-- START --

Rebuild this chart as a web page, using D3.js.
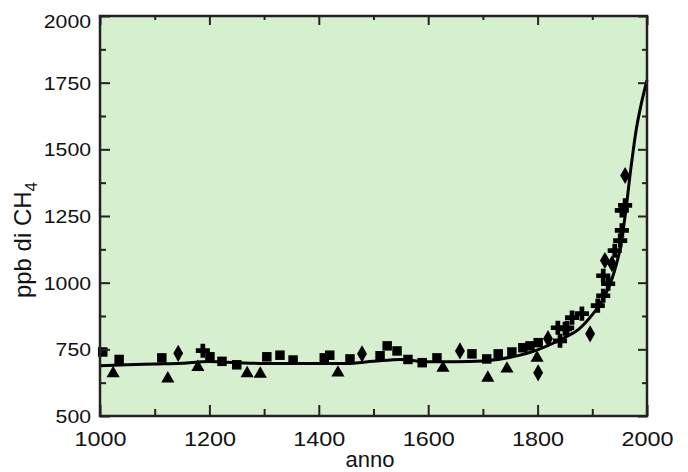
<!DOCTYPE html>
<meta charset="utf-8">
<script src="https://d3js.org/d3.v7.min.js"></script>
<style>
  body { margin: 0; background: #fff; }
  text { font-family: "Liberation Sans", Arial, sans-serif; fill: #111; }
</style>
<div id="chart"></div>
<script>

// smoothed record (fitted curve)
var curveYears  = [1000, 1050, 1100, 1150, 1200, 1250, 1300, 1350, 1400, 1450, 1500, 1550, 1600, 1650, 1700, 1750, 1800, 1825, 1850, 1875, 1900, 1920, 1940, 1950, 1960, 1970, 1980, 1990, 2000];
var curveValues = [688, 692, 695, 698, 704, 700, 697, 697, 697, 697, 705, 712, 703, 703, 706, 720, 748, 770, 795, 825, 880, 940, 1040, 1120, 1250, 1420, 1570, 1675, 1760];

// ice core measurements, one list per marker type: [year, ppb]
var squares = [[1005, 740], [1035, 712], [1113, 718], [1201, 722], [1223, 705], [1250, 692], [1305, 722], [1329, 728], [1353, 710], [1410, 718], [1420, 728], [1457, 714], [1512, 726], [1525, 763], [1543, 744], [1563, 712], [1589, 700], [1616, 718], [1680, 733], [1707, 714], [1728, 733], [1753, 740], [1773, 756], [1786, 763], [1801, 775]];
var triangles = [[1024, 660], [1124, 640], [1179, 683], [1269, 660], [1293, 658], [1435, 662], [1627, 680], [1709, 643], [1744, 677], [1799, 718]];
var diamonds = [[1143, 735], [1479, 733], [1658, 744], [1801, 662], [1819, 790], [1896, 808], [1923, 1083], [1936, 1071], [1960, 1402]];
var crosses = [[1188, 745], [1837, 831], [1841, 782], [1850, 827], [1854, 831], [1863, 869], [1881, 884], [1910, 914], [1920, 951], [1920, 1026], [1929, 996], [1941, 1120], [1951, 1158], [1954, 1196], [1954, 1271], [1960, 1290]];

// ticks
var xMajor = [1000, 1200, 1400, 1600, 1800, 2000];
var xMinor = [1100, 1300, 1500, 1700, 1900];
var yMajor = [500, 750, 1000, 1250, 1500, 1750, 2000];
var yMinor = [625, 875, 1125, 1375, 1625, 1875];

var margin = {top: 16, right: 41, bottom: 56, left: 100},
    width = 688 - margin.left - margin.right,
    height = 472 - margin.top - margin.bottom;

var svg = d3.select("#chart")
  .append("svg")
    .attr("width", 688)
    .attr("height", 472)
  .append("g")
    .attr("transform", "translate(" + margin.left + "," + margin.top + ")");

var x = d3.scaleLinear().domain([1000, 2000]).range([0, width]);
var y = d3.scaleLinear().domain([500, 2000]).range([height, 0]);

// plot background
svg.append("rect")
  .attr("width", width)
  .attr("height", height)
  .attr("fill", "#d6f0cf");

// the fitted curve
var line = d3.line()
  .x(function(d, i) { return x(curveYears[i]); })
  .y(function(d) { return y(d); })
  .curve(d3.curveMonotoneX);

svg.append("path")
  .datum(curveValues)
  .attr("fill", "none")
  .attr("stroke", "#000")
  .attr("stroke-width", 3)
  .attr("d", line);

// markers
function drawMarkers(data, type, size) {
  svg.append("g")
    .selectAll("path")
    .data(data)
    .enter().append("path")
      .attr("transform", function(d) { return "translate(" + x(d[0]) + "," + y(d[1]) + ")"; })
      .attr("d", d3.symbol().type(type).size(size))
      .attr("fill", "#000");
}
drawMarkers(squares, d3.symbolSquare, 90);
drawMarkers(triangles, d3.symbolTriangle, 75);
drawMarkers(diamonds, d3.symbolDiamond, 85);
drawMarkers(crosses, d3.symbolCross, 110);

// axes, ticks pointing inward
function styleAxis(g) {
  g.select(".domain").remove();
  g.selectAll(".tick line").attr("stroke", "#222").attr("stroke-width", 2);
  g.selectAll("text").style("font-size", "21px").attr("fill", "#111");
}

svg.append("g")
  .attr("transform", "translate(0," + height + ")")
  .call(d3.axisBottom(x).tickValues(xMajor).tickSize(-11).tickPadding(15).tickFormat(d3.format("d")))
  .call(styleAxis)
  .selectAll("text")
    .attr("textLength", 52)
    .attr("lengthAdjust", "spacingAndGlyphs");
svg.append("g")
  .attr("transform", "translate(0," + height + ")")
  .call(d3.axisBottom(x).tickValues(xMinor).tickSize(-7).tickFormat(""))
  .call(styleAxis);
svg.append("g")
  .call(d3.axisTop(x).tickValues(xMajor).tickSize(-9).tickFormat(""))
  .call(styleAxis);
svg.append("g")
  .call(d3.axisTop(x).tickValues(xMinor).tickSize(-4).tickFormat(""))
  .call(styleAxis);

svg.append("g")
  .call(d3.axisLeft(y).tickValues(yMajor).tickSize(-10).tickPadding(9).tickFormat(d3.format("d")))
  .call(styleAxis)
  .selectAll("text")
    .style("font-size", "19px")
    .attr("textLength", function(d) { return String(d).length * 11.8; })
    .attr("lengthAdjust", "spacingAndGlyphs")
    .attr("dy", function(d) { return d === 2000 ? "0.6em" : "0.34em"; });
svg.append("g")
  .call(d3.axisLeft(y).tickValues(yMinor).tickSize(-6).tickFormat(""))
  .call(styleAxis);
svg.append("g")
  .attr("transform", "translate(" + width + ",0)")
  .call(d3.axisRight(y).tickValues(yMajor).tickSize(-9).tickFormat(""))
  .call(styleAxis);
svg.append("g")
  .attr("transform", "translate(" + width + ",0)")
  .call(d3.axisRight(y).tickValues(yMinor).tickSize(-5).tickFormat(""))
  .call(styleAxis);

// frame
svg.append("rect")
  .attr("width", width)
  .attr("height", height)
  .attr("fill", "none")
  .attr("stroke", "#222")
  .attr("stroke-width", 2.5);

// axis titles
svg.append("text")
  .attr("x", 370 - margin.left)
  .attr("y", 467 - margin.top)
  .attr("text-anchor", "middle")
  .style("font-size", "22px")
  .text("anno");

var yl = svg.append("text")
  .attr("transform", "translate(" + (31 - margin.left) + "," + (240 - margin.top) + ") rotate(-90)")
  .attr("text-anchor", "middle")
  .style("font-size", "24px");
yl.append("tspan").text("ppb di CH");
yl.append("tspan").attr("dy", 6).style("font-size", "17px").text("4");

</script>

-- END --

Exclude the pictures, and transcribe all of the material exactly.

# Completed exercise
Rebuild this chart as a web page, using D3.js.
<!DOCTYPE html>
<meta charset="utf-8">
<script src="https://d3js.org/d3.v7.min.js"></script>
<style>
  body { margin: 0; background: #fff; }
  text { font-family: "Liberation Sans", Arial, sans-serif; fill: #111; }
</style>
<div id="chart"></div>
<script>

// smoothed record (fitted curve)
var curveYears  = [1000, 1050, 1100, 1150, 1200, 1250, 1300, 1350, 1400, 1450, 1500, 1550, 1600, 1650, 1700, 1750, 1800, 1825, 1850, 1875, 1900, 1920, 1940, 1950, 1960, 1970, 1980, 1990, 2000];
var curveValues = [688, 692, 695, 698, 704, 700, 697, 697, 697, 697, 705, 712, 703, 703, 706, 720, 748, 770, 795, 825, 880, 940, 1040, 1120, 1250, 1420, 1570, 1675, 1760];

// ice core measurements, one list per marker type: [year, ppb]
var squares = [[1005, 740], [1035, 712], [1113, 718], [1201, 722], [1223, 705], [1250, 692], [1305, 722], [1329, 728], [1353, 710], [1410, 718], [1420, 728], [1457, 714], [1512, 726], [1525, 763], [1543, 744], [1563, 712], [1589, 700], [1616, 718], [1680, 733], [1707, 714], [1728, 733], [1753, 740], [1773, 756], [1786, 763], [1801, 775]];
var triangles = [[1024, 660], [1124, 640], [1179, 683], [1269, 660], [1293, 658], [1435, 662], [1627, 680], [1709, 643], [1744, 677], [1799, 718]];
var diamonds = [[1143, 735], [1479, 733], [1658, 744], [1801, 662], [1819, 790], [1896, 808], [1923, 1083], [1936, 1071], [1960, 1402]];
var crosses = [[1188, 745], [1837, 831], [1841, 782], [1850, 827], [1854, 831], [1863, 869], [1881, 884], [1910, 914], [1920, 951], [1920, 1026], [1929, 996], [1941, 1120], [1951, 1158], [1954, 1196], [1954, 1271], [1960, 1290]];

// ticks
var xMajor = [1000, 1200, 1400, 1600, 1800, 2000];
var xMinor = [1100, 1300, 1500, 1700, 1900];
var yMajor = [500, 750, 1000, 1250, 1500, 1750, 2000];
var yMinor = [625, 875, 1125, 1375, 1625, 1875];

var margin = {top: 16, right: 41, bottom: 56, left: 100},
    width = 688 - margin.left - margin.right,
    height = 472 - margin.top - margin.bottom;

var svg = d3.select("#chart")
  .append("svg")
    .attr("width", 688)
    .attr("height", 472)
  .append("g")
    .attr("transform", "translate(" + margin.left + "," + margin.top + ")");

var x = d3.scaleLinear().domain([1000, 2000]).range([0, width]);
var y = d3.scaleLinear().domain([500, 2000]).range([height, 0]);

// plot background
svg.append("rect")
  .attr("width", width)
  .attr("height", height)
  .attr("fill", "#d6f0cf");

// the fitted curve
var line = d3.line()
  .x(function(d, i) { return x(curveYears[i]); })
  .y(function(d) { return y(d); })
  .curve(d3.curveMonotoneX);

svg.append("path")
  .datum(curveValues)
  .attr("fill", "none")
  .attr("stroke", "#000")
  .attr("stroke-width", 3)
  .attr("d", line);

// markers
function drawMarkers(data, type, size) {
  svg.append("g")
    .selectAll("path")
    .data(data)
    .enter().append("path")
      .attr("transform", function(d) { return "translate(" + x(d[0]) + "," + y(d[1]) + ")"; })
      .attr("d", d3.symbol().type(type).size(size))
      .attr("fill", "#000");
}
drawMarkers(squares, d3.symbolSquare, 90);
drawMarkers(triangles, d3.symbolTriangle, 75);
drawMarkers(diamonds, d3.symbolDiamond, 85);
drawMarkers(crosses, d3.symbolCross, 110);

// axes, ticks pointing inward
function styleAxis(g) {
  g.select(".domain").remove();
  g.selectAll(".tick line").attr("stroke", "#222").attr("stroke-width", 2);
  g.selectAll("text").style("font-size", "21px").attr("fill", "#111");
}

svg.append("g")
  .attr("transform", "translate(0," + height + ")")
  .call(d3.axisBottom(x).tickValues(xMajor).tickSize(-11).tickPadding(15).tickFormat(d3.format("d")))
  .call(styleAxis)
  .selectAll("text")
    .attr("textLength", 52)
    .attr("lengthAdjust", "spacingAndGlyphs");
svg.append("g")
  .attr("transform", "translate(0," + height + ")")
  .call(d3.axisBottom(x).tickValues(xMinor).tickSize(-7).tickFormat(""))
  .call(styleAxis);
svg.append("g")
  .call(d3.axisTop(x).tickValues(xMajor).tickSize(-9).tickFormat(""))
  .call(styleAxis);
svg.append("g")
  .call(d3.axisTop(x).tickValues(xMinor).tickSize(-4).tickFormat(""))
  .call(styleAxis);

svg.append("g")
  .call(d3.axisLeft(y).tickValues(yMajor).tickSize(-10).tickPadding(9).tickFormat(d3.format("d")))
  .call(styleAxis)
  .selectAll("text")
    .style("font-size", "19px")
    .attr("textLength", function(d) { return String(d).length * 11.8; })
    .attr("lengthAdjust", "spacingAndGlyphs")
    .attr("dy", function(d) { return d === 2000 ? "0.6em" : "0.34em"; });
svg.append("g")
  .call(d3.axisLeft(y).tickValues(yMinor).tickSize(-6).tickFormat(""))
  .call(styleAxis);
svg.append("g")
  .attr("transform", "translate(" + width + ",0)")
  .call(d3.axisRight(y).tickValues(yMajor).tickSize(-9).tickFormat(""))
  .call(styleAxis);
svg.append("g")
  .attr("transform", "translate(" + width + ",0)")
  .call(d3.axisRight(y).tickValues(yMinor).tickSize(-5).tickFormat(""))
  .call(styleAxis);

// frame
svg.append("rect")
  .attr("width", width)
  .attr("height", height)
  .attr("fill", "none")
  .attr("stroke", "#222")
  .attr("stroke-width", 2.5);

// axis titles
svg.append("text")
  .attr("x", 370 - margin.left)
  .attr("y", 467 - margin.top)
  .attr("text-anchor", "middle")
  .style("font-size", "22px")
  .text("anno");

var yl = svg.append("text")
  .attr("transform", "translate(" + (31 - margin.left) + "," + (240 - margin.top) + ") rotate(-90)")
  .attr("text-anchor", "middle")
  .style("font-size", "24px");
yl.append("tspan").text("ppb di CH");
yl.append("tspan").attr("dy", 6).style("font-size", "17px").text("4");

</script>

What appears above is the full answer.